Phelps’ iconic races air at 8:30 p.m. ET as part of eight hours of 2008 Olympic coverage on NBCSN’s Olympic Games Week.

They are preceded by the men’s beach volleyball final (7 p.m.) and followed by the women’s beach volleyball final (10 p.m.), men’s indoor volleyball final (11 p.m.).

LIVE STREAM: NBCSN Olympic Games Week — Monday, 7 p.m.-3 a.m. ET

Phelps began his Beijing Olympics by winning the 400m individual medley in a world record 4:03.84. It’s Phelps’ only individual world record that still stands and the longest-standings world record in any Olympic men’s or women’s event.

From there, Phelps broke world records in six of his next seven events. But there were close calls, starting with his next final. In the 4x100m freestyle relay, the U.S. trailed France by .59 of a second going into Jason Lezak‘s anchor leg against the 100m free world-record holder, Frenchman Alain Bernard.

Lezak trailed by .82 going into the last 50 meters. Then, with a magic surge, he caught and passed Bernard, touching .08 ahead with the fastest relay leg in history by a whopping .57.

Phelps had one more major challenge — the 100m butterfly.
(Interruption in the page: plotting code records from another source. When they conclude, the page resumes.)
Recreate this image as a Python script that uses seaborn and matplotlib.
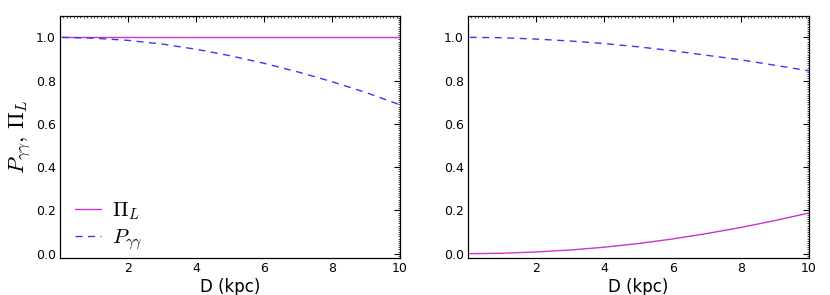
import numpy as np
import pandas as pd
import matplotlib
matplotlib.use("Agg")
import matplotlib.pyplot as plt
from matplotlib.ticker import MultipleLocator, FixedLocator
import seaborn as sns

# ---- data ----
D = [0.05, 1, 2, 3, 4, 5, 6, 7, 8, 9, 10]
P_left = [1.0, 0.996, 0.986, 0.969, 0.945, 0.915, 0.880, 0.840, 0.795, 0.745, 0.688]
Pi_left = [1.0, 1.0, 1.0, 1.0, 1.0, 1.0, 1.0, 1.0, 1.0, 1.0, 1.0]
P_right = [1.0, 0.998, 0.992, 0.983, 0.971, 0.956, 0.938, 0.917, 0.896, 0.871, 0.845]
Pi_right = [0.0, 0.002, 0.008, 0.017, 0.030, 0.047, 0.068, 0.093, 0.121, 0.153, 0.188]
xticks = [2, 4, 6, 8, 10]
yticks = [0.0, 0.2, 0.4, 0.6, 0.8, 1.0]

sns.set_style("white")
plt.rcParams['font.family'] = ['DejaVu Sans']
plt.rcParams['mathtext.fontset'] = 'cm'
plt.rcParams['text.color'] = 'black'
plt.rcParams['axes.labelcolor'] = 'black'
plt.rcParams['xtick.color'] = 'black'
plt.rcParams['ytick.color'] = 'black'

fig = plt.figure(figsize=(8.3, 2.95), dpi=100)
ax1 = fig.add_axes([0.0723, 0.1254, 0.4096, 0.8214])
ax2 = fig.add_axes([0.5639, 0.1254, 0.4108, 0.8214])

pi_color = '#cc33cc'
p_color = '#3838f0'

def draw(ax, P, Pi, legend):
    df = pd.DataFrame({'D': D, 'P': P, 'Pi': Pi})
    sns.lineplot(data=df, x='D', y='Pi', ax=ax, color=pi_color, lw=1.0,
                 label=r'$\Pi_L$' if legend else None)
    sns.lineplot(data=df, x='D', y='P', ax=ax, color=p_color, lw=1.0,
                 linestyle=(0, (5, 4)), label=r'$P_{\gamma\gamma}$' if legend else None)
    ax.set_xlim(0.0, 10)
    ax.set_ylim(-0.02, 1.1)
    ax.xaxis.set_major_locator(FixedLocator(xticks))
    ax.yaxis.set_major_locator(FixedLocator(yticks))
    ax.xaxis.set_minor_locator(MultipleLocator(0.1))
    ax.yaxis.set_minor_locator(MultipleLocator(0.01))
    ax.tick_params(which='major', direction='in', length=4, width=0.8,
                   top=True, right=True, labelsize=9, pad=3, colors='black')
    ax.tick_params(which='minor', direction='in', length=1.5, width=0.5,
                   top=True, right=True)
    for s in ax.spines.values():
        s.set_visible(True)
        s.set_color('black')
        s.set_linewidth(0.9)
    ax.set_xlabel('D (kpc)', fontsize=12, labelpad=2, color='black')
    ax.set_ylabel('')
    if legend:
        ax.legend(loc='lower left', bbox_to_anchor=(0.0, -0.035), frameon=False,
                  fontsize=15, handlelength=1.25, handletextpad=0.55,
                  labelspacing=0.25, borderaxespad=0.3)
    else:
        lg = ax.get_legend()
        if lg is not None:
            lg.remove()

draw(ax1, P_left, Pi_left, True)
draw(ax2, P_right, Pi_right, False)
ax1.set_ylabel(r'$P_{\gamma\gamma},\, \Pi_L$', fontsize=16, labelpad=2, color='black')

fig.savefig('out.png', dpi=100)
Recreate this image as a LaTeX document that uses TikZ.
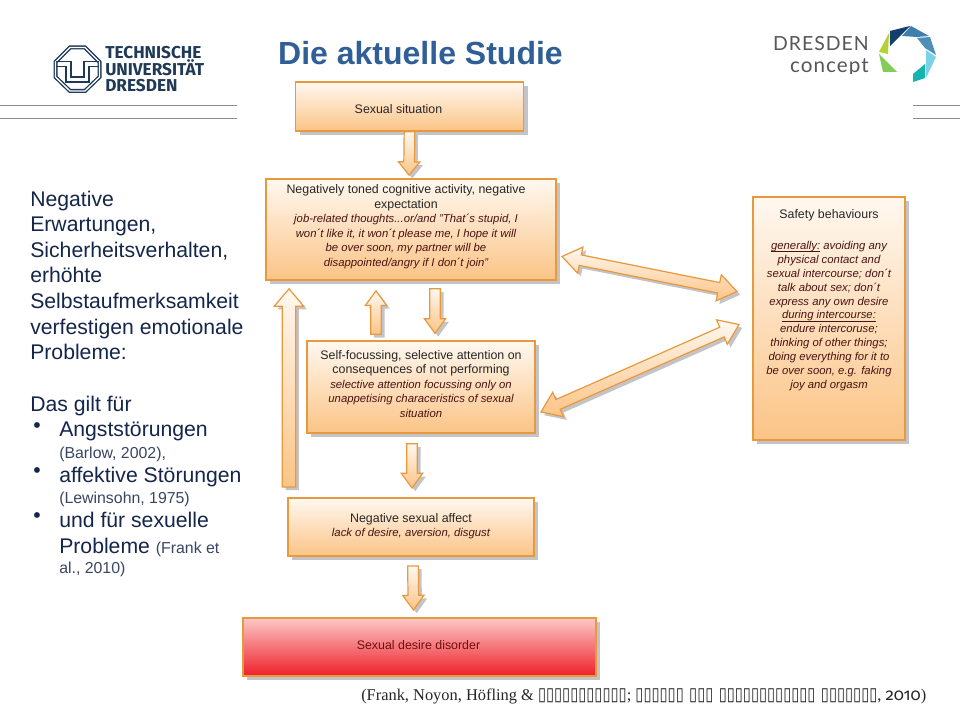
\documentclass[tikz,border=0pt]{standalone}
\usepackage{graphicx}
\usepackage{fontspec}
\setmainfont{Liberation Sans}
\newfontfamily\footserif{Liberation Serif}
\newfontfamily\boxglyph{DejaVu Sans}
\newfontfamily\logofont{Fira Sans}
\newfontfamily\conceptfont[LetterSpace=5]{Lato}
\newfontfamily\oldnum[Numbers=OldStyle]{Fira Sans}
\usetikzlibrary{calc,shadows}
\definecolor{boxtop}{HTML}{FFF8F0}
\definecolor{boxbot}{HTML}{FBC486}
\definecolor{boxedge}{HTML}{E8993E}
\definecolor{shadowgrey}{HTML}{C4C4C8}
\definecolor{titleblue}{HTML}{2F5F96}
\definecolor{navy}{HTML}{14264A}
\definecolor{navysmall}{HTML}{3A4662}
\definecolor{itbrown}{HTML}{4A1212}
\definecolor{tunavy}{HTML}{1E3A58}
\definecolor{redtop}{HTML}{FBC8C8}
\definecolor{redbot}{HTML}{EE2028}
\definecolor{dcA}{HTML}{123F70}
\definecolor{dcB}{HTML}{3F7FAE}
\definecolor{dcC}{HTML}{4D8FB8}
\definecolor{dcD}{HTML}{7CD0E8}
\definecolor{dcE}{HTML}{14B4B0}
\definecolor{dcF}{HTML}{B4D234}
\definecolor{dcG}{HTML}{84CC58}
\tikzset{
  boxnode/.style={draw=boxedge,line width=1.3pt,top color=boxtop,bottom color=boxbot,
    drop shadow={shadow xshift=3pt,shadow yshift=-3pt,fill=shadowgrey,opacity=1},inner sep=0pt,outer sep=0pt},
  redbox/.style={boxnode,top color=redtop,bottom color=redbot},
  boxtext/.style={align=center,inner sep=0pt,text=black!85,font=\fontsize{9.3}{10.9}\selectfont},
  lefttext/.style={align=left,anchor=north west,inner sep=0pt,text=navy,font=\fontsize{15.9}{19.2}\selectfont},
  smalltext/.style={lefttext,text=navysmall,font=\fontsize{11.9}{13}\selectfont},
  arrowbody/.style={draw=boxedge,line width=.9pt,line join=miter,top color=boxtop,bottom color=boxbot},
  arrowshade/.style={fill=shadowgrey,draw=none,transform canvas={xshift=2.4pt,yshift=-2.4pt}},
  rulegrey/.style={draw=black!45,line width=.7pt},
  tuline/.style={draw=tunavy,line width=1pt},
  logotext/.style={anchor=west,align=left,inner sep=0pt,text=tunavy,font=\logofont\bfseries\fontsize{12.9}{11.9}\selectfont},
  dctext/.style={inner sep=0pt,text=black!66,font=\conceptfont\fontsize{14.6}{15}\selectfont},
}
\newcommand{\itx}[1]{{\itshape\color{itbrown}\fontsize{8.5}{10.9}\selectfont #1}}
\newcommand{\glyphrun}[1]{\scalebox{1}[1.25]{\boxglyph\fontsize{11}{12}\selectfont #1}}
% block arrow: start, end, half shaft, half head, head length
\newcommand{\blockarrow}[5]{%
  \coordinate (hd) at ($(#2)!#5!(#1)$);
  \foreach \stylename in {arrowshade,arrowbody}{%
    \path[\stylename] ($(#1)!#3!90:(#2)$) -- ($(hd)!#3!90:(#2)$) -- ($(hd)!#4!90:(#2)$) -- (#2)
      -- ($(hd)!#4!-90:(#2)$) -- ($(hd)!#3!-90:(#2)$) -- ($(#1)!#3!-90:(#2)$) -- cycle;}}
\newcommand{\doublearrow}[5]{%
  \coordinate (hd) at ($(#2)!#5!(#1)$);
  \coordinate (he) at ($(#1)!#5!(#2)$);
  \foreach \stylename in {arrowshade,arrowbody}{%
    \path[\stylename] (#1) -- ($(he)!#4!90:(#2)$) -- ($(he)!#3!90:(#2)$) -- ($(hd)!#3!90:(#2)$) -- ($(hd)!#4!90:(#2)$) -- (#2)
      -- ($(hd)!#4!-90:(#2)$) -- ($(hd)!#3!-90:(#2)$) -- ($(he)!#3!-90:(#2)$) -- ($(he)!#4!-90:(#2)$) -- cycle;}}
\begin{document}
\begin{tikzpicture}[x=.75pt,y=-.75pt]
\useasboundingbox (0,0) rectangle (960,720);
\fill[white] (0,0) rectangle (960,720);

% rules
\draw[rulegrey] (0,105.5) -- (237,105.5);
\draw[rulegrey] (0,118.5) -- (237,118.5);
\draw[rulegrey] (913,105.5) -- (960,105.5);
\draw[rulegrey] (913,118.5) -- (960,118.5);

% TU logo
\draw[tunavy,line width=3pt] (55.5,62) -- (70,47.5) -- (85,47.5) -- (99.5,62) -- (99.5,77) -- (85,91) -- (70,91) -- (55.5,77) -- cycle;
\draw[white,line width=1pt] (55.5,62) -- (70,47.5) -- (85,47.5) -- (99.5,62) -- (99.5,77) -- (85,91) -- (70,91) -- (55.5,77) -- cycle;
\draw[tuline] (56,61.5) -- (71,61.5) -- (71,77) -- (84,77) -- (84,61.5) -- (99,61.5);
\draw[tuline] (56,66.5) -- (66,66.5) -- (66,82) -- (89,82) -- (89,66.5) -- (99,66.5);
\node[logotext] (tu) at (105,69) {TECHNISCHE\\UNIVERSITÄT\\DRESDEN};

% title
\node[inner sep=0pt,text=titleblue,font=\bfseries\fontsize{24}{26}\selectfont] (title) at (420.5,53) {Die aktuelle Studie};

% Dresden concept logo
\node[dctext,anchor=base east] (dc1) at (869,51) {DRESDEN};
\begin{scope}
\clip (780,50) rectangle (880,74);
\node[dctext,anchor=base east,font=\conceptfont\fontsize{15.5}{16}\selectfont] (dc2) at (869,73) {concept};
\end{scope}
\fill[dcA] (890,31) -- (910,26) -- (890,46) -- cycle;
\fill[dcB] (911,26) -- (929,36) -- (917,37) -- (902,36) -- cycle;
\fill[dcC] (917,38) -- (930,37) -- (936,55) -- (925,48) -- cycle;
\fill[dcD] (926,50) -- (936,57) -- (926,78) -- cycle;
\fill[dcE] (925,64) -- (925,78) -- (913,82) -- (913,74) -- cycle;
\fill[dcF] (889,33) -- (879,52) -- (888,54) -- cycle;
\fill[dcG] (879,54) -- (897,72) -- (883,72) -- cycle;

% left text
\node[lefttext] (neg) at (30,190.5) {Negative\\Erwartungen,\\Sicherheitsverhalten,\\erhöhte\\Selbstaufmerksamkeit\\verfestigen emotionale\\Probleme:};
\node[lefttext] (gilt) at (30,396) {Das gilt für};
\node[lefttext] (b1) at (33,422) {•};
\node[lefttext] (i1) at (59,422) {Angststörungen};
\node[smalltext] (s1) at (59,447) {(Barlow, 2002),};
\node[lefttext] (b2) at (33,467) {•};
\node[lefttext] (i2) at (59,467) {affektive Störungen};
\node[smalltext] (s2) at (59,491.5) {(Lewinsohn, 1975)};
\node[lefttext] (b3) at (33,512) {•};
\node[lefttext] (i3) at (59,512) {und für sexuelle\\Probleme {\color{navysmall}\fontsize{11.9}{13}\selectfont(Frank et}};
\node[smalltext] (s3) at (59,561.5) {al., 2010)};

% boxes
\node[boxnode,minimum width=171pt,minimum height=36.5pt] (situation) at (409.5,106.5) {};
\node[boxnode,minimum width=217.5pt,minimum height=75.5pt] (cognitive) at (411,229.5) {};
\node[boxnode,minimum width=171pt,minimum height=68.5pt] (selffocus) at (421,387) {};
\node[boxnode,minimum width=184.5pt,minimum height=43.5pt] (affect) at (411,527) {};
\node[redbox,minimum width=264.5pt,minimum height=43.5pt] (disorder) at (419.5,647) {};
\node[boxnode,minimum width=114pt,minimum height=182pt] (safety) at (829,318.5) {};

% box texts
\node[boxtext] (t1) at ($(situation.center)+(-11,3)$) {Sexual situation};
\node[boxtext] (t2) at ($(cognitive.center)+(-5,-3)$) {Negatively toned cognitive activity, negative\\expectation\\\itx{job-related thoughts...or/and "That´s stupid, I}\\\itx{won´t like it, it won´t please me, I hope it will}\\\itx{be over soon, my partner will be}\\\itx{disappointed/angry if I don´t join"}};
\node[boxtext] (t3) at ($(selffocus.center)+(0,-3)$) {Self-focussing, selective attention on\\consequences of not performing\\\itx{selective attention focussing only on}\\\itx{unappetising characeristics of sexual}\\\itx{situation}};
\node[boxtext] (t4) at ($(affect.center)+(0,-1)$) {Negative sexual affect\\\itx{lack of desire, aversion, disgust}};
\node[boxtext,text=itbrown!80!red] (t5) at ($(disorder.center)+(-1,-2)$) {Sexual desire disorder};
\node[boxtext,anchor=north,font=\fontsize{9.3}{10.4}\selectfont] (t6) at ($(safety.north)+(0,12)$) {Safety behaviours\\[13pt]\itx{\underline{\smash{generally:}} avoiding any}\\\itx{physical contact and}\\\itx{sexual intercourse; don´t}\\\itx{talk about sex; don´t}\\\itx{express any own desire}\\\itx{\underline{\smash{during intercourse:}}}\\\itx{endure intercoruse;}\\\itx{thinking of other things;}\\\itx{doing everything for it to}\\\itx{be over soon, e.g. faking}\\\itx{joy and orgasm}};

% connectors
\coordinate (a1s) at ($(situation.south)+(0,1)$);
\coordinate (a1e) at ($(cognitive.north)+(-2,-4)$);
\blockarrow{a1s}{a1e}{4pt}{8pt}{10pt}
\coordinate (a2s) at ($(selffocus.north)+(-45,-7)$);
\coordinate (a2e) at ($(cognitive.south)+(-35,11)$);
\blockarrow{a2s}{a2e}{4pt}{8pt}{11pt}
\coordinate (a3s) at ($(cognitive.south)+(24,9)$);
\coordinate (a3e) at ($(selffocus.north)+(14,-8)$);
\blockarrow{a3s}{a3e}{4pt}{8pt}{11pt}
\coordinate (a4s) at ($(affect.west)+(1,-40)$);
\coordinate (a4e) at ($(cognitive.south)+(-122,9)$);
\blockarrow{a4s}{a4e}{5pt}{11pt}{13pt}
\coordinate (a5s) at ($(selffocus.south)+(-9,11)$);
\coordinate (a5e) at ($(affect.north)+(1,-10)$);
\blockarrow{a5s}{a5e}{4pt}{8pt}{11pt}
\coordinate (a6s) at ($(affect.south)+(2,10)$);
\coordinate (a6e) at ($(disorder.north)+(-6,-8)$);
\blockarrow{a6s}{a6e}{4pt}{8pt}{11pt}
\coordinate (d1a) at ($(cognitive.east)+(6,27)$);
\coordinate (d1b) at ($(safety.west)+(-16,-27)$);
\doublearrow{d1a}{d1b}{4pt}{10pt}{14pt}
\coordinate (d2a) at ($(selffocus.east)+(6,25)$);
\coordinate (d2b) at ($(safety.west)+(-14,6)$);
\doublearrow{d2a}{d2b}{4pt}{10pt}{14pt}

% citation
\node[anchor=west,inner sep=0pt,text=black!85,font=\footserif\fontsize{12.3}{13}\selectfont] (cite) at (361,696) {(Frank, Noyon, Höfling \& \glyphrun{▯▯▯▯▯▯▯▯▯▯▯}; \glyphrun{▯▯▯▯▯▯}\hspace{4pt}\glyphrun{▯▯▯}\hspace{4pt}\glyphrun{▯▯▯▯▯▯▯▯▯▯▯▯}\hspace{4pt}\glyphrun{▯▯▯▯▯▯▯}, {\oldnum\fontsize{12.5}{13}\selectfont 2010})};
\end{tikzpicture}
\end{document}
Serbian Milorad Cavic broke the Olympic record in the heats and was again faster than Phelps in the semifinals, where Phelps was coming off the 200m individual medley final.

In the final, Phelps was seventh at the turn. He still trailed Cavic going into the final stroke. Cavic took a long stroke, gliding into the wall. Phelps took an extra half-stroke, smashing the wall. He won by .01. The following morning, Phelps finished off the eight-for-eight effort in the medley relay, breaking Mark Spitz‘s record for golds at a single Games.

In NBCSN’s other Return to Beijing programs Monday, the U.S. swept the beach volleyball finals.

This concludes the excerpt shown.